SET PROBLEM: Repeat the span of the entries below that starts at the line with "Output the web" and ends at the line with "(offset, arbitrary units)", nothing more. Skip the pictures.

THE INPUT:
┄┄┄┄┄┄
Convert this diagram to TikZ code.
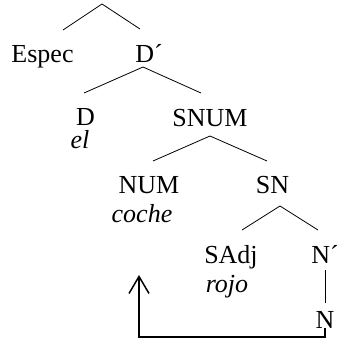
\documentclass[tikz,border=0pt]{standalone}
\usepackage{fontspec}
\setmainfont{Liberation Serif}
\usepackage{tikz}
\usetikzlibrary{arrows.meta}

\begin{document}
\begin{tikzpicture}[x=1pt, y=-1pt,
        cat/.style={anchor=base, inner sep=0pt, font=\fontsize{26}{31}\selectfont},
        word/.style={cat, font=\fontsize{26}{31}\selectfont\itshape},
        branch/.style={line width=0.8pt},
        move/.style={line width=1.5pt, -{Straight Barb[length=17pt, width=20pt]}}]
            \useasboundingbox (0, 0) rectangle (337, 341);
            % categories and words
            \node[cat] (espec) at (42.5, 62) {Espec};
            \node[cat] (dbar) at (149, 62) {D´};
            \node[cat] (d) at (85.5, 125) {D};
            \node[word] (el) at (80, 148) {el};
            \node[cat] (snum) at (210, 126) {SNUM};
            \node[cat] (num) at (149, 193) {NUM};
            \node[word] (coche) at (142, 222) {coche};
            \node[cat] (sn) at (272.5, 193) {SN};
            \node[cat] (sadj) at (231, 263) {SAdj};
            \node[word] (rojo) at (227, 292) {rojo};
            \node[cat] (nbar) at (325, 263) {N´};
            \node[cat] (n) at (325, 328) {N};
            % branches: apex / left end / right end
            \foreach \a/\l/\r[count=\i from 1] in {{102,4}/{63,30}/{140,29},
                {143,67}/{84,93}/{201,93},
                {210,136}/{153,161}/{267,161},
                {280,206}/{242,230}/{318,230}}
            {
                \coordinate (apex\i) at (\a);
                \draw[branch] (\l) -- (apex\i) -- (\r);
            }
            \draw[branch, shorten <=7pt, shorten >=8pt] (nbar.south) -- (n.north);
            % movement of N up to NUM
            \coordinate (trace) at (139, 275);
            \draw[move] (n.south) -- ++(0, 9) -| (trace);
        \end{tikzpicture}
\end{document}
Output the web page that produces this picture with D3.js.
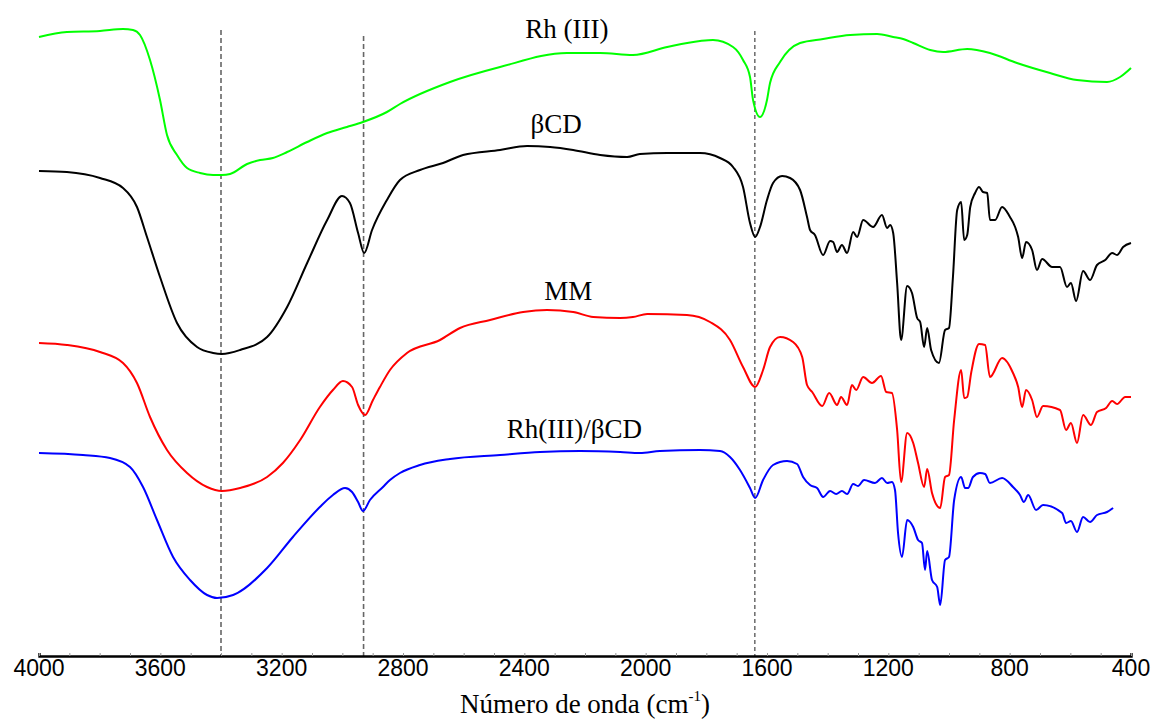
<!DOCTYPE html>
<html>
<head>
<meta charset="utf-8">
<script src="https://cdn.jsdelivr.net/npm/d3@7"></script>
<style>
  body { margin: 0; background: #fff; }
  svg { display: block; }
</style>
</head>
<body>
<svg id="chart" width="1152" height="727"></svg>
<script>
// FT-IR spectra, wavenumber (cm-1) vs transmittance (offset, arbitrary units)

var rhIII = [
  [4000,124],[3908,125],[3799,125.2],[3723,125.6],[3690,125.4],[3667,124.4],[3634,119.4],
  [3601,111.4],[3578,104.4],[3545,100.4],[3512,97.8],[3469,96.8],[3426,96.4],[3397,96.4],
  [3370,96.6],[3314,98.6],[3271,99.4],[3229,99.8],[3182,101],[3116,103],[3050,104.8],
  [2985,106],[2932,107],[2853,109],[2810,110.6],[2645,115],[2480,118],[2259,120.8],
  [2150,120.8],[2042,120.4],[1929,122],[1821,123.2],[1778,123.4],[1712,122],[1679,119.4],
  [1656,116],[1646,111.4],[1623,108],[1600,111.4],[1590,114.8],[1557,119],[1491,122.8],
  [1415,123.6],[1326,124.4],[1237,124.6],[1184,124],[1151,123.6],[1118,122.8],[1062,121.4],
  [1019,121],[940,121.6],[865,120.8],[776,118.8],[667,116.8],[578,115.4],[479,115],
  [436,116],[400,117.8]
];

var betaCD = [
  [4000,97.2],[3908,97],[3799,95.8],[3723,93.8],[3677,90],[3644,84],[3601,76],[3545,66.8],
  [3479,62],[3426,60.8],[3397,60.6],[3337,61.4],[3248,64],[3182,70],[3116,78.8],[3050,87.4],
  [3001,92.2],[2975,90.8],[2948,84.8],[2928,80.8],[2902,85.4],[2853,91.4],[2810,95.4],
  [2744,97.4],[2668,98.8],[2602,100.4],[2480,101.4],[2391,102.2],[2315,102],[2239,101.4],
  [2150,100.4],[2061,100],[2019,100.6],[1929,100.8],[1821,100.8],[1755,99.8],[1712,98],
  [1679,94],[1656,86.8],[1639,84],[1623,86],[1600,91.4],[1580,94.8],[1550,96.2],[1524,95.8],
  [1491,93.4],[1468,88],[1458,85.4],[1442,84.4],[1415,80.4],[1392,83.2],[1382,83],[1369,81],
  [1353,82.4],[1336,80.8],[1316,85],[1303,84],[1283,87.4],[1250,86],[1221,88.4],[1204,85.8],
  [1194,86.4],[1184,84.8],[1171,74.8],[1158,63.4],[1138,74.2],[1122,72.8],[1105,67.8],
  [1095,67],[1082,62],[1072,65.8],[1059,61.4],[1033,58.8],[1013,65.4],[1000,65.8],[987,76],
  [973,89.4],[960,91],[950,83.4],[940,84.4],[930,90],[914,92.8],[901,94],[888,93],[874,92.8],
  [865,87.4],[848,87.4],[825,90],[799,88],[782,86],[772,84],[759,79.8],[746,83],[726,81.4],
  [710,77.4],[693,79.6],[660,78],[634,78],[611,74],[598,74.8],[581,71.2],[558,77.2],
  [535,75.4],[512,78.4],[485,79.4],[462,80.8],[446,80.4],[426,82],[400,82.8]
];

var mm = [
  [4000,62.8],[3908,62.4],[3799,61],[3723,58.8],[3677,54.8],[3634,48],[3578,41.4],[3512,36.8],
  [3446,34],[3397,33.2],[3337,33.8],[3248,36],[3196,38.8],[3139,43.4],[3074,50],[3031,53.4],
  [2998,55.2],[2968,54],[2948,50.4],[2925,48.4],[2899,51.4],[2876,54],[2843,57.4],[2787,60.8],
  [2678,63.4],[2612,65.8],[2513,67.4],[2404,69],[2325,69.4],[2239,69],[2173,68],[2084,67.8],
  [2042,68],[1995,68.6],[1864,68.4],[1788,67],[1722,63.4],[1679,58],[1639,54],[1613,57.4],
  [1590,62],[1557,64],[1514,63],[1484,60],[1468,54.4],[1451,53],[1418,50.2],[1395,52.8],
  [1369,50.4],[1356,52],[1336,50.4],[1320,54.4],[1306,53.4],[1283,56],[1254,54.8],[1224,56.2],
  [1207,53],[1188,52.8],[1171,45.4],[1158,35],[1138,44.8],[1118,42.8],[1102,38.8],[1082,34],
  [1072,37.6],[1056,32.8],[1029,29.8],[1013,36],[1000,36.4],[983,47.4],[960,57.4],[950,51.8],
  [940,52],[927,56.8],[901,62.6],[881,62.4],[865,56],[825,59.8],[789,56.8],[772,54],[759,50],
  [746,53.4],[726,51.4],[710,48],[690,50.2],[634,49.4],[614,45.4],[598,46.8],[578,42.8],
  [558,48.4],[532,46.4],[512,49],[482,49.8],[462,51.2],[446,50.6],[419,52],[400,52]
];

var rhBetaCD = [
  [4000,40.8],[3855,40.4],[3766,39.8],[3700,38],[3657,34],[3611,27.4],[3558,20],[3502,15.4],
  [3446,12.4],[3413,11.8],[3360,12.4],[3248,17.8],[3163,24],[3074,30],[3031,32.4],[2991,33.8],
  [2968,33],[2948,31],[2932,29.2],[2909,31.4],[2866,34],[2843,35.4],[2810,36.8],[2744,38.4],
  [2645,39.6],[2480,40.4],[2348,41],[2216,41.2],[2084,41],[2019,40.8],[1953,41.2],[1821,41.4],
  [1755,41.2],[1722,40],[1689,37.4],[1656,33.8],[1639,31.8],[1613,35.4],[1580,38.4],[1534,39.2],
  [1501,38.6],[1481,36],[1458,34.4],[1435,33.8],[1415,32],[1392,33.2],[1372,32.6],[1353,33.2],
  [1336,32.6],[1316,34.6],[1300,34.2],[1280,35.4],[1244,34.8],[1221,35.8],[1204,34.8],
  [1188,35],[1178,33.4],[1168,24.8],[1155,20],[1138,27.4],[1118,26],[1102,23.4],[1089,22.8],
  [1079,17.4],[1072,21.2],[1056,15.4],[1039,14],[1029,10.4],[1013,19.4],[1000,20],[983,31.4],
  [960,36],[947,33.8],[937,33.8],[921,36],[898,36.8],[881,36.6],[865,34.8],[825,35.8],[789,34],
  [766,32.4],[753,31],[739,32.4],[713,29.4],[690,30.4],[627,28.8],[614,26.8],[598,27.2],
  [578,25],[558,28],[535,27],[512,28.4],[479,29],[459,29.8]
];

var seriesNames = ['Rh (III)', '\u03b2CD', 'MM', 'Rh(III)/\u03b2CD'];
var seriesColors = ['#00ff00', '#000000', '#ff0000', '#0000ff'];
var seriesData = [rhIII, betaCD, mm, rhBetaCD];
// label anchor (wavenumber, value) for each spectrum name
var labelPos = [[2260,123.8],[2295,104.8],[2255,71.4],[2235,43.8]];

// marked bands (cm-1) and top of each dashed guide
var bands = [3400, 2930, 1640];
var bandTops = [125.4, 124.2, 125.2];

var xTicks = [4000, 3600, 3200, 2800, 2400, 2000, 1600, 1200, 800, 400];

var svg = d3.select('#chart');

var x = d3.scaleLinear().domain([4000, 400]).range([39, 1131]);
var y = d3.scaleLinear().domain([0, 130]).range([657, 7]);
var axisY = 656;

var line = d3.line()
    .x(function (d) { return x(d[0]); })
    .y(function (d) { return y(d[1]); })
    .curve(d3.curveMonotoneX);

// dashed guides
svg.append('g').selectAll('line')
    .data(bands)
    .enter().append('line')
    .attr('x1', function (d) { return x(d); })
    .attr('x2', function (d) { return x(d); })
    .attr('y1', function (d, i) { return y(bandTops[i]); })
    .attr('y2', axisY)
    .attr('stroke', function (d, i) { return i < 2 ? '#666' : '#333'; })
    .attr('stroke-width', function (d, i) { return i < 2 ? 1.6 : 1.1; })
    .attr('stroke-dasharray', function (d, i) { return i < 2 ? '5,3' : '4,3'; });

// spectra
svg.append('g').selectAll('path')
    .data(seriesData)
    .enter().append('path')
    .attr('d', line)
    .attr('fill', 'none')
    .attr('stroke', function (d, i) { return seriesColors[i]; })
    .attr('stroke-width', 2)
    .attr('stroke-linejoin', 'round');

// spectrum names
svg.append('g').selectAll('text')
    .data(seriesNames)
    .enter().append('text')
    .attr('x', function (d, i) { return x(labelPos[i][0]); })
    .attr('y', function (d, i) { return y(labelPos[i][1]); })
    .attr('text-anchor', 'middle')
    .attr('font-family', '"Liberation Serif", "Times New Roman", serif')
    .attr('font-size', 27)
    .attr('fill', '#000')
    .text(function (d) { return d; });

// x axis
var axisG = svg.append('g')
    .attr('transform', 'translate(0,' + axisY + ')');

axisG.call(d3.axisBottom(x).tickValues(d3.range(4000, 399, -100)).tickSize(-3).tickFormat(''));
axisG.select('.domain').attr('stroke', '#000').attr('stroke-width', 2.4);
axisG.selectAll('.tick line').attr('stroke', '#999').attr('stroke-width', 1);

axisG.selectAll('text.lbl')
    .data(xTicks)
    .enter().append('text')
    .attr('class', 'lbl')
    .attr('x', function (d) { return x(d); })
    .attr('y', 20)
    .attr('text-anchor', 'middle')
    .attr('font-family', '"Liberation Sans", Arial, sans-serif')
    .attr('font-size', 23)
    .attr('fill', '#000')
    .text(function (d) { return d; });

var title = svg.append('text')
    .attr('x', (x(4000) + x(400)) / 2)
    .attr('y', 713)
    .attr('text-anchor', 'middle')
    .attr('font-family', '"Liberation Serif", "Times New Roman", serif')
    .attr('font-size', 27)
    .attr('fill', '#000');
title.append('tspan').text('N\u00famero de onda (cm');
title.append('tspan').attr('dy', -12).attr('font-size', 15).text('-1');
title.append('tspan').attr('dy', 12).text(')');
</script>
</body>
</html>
┄┄┄┄┄┄
ANSWER IN FULL:
Output the web page that produces this picture with D3.js.
<!DOCTYPE html>
<html>
<head>
<meta charset="utf-8">
<script src="https://cdn.jsdelivr.net/npm/d3@7"></script>
<style>
  body { margin: 0; background: #fff; }
  svg { display: block; }
</style>
</head>
<body>
<svg id="chart" width="1152" height="727"></svg>
<script>
// FT-IR spectra, wavenumber (cm-1) vs transmittance (offset, arbitrary units)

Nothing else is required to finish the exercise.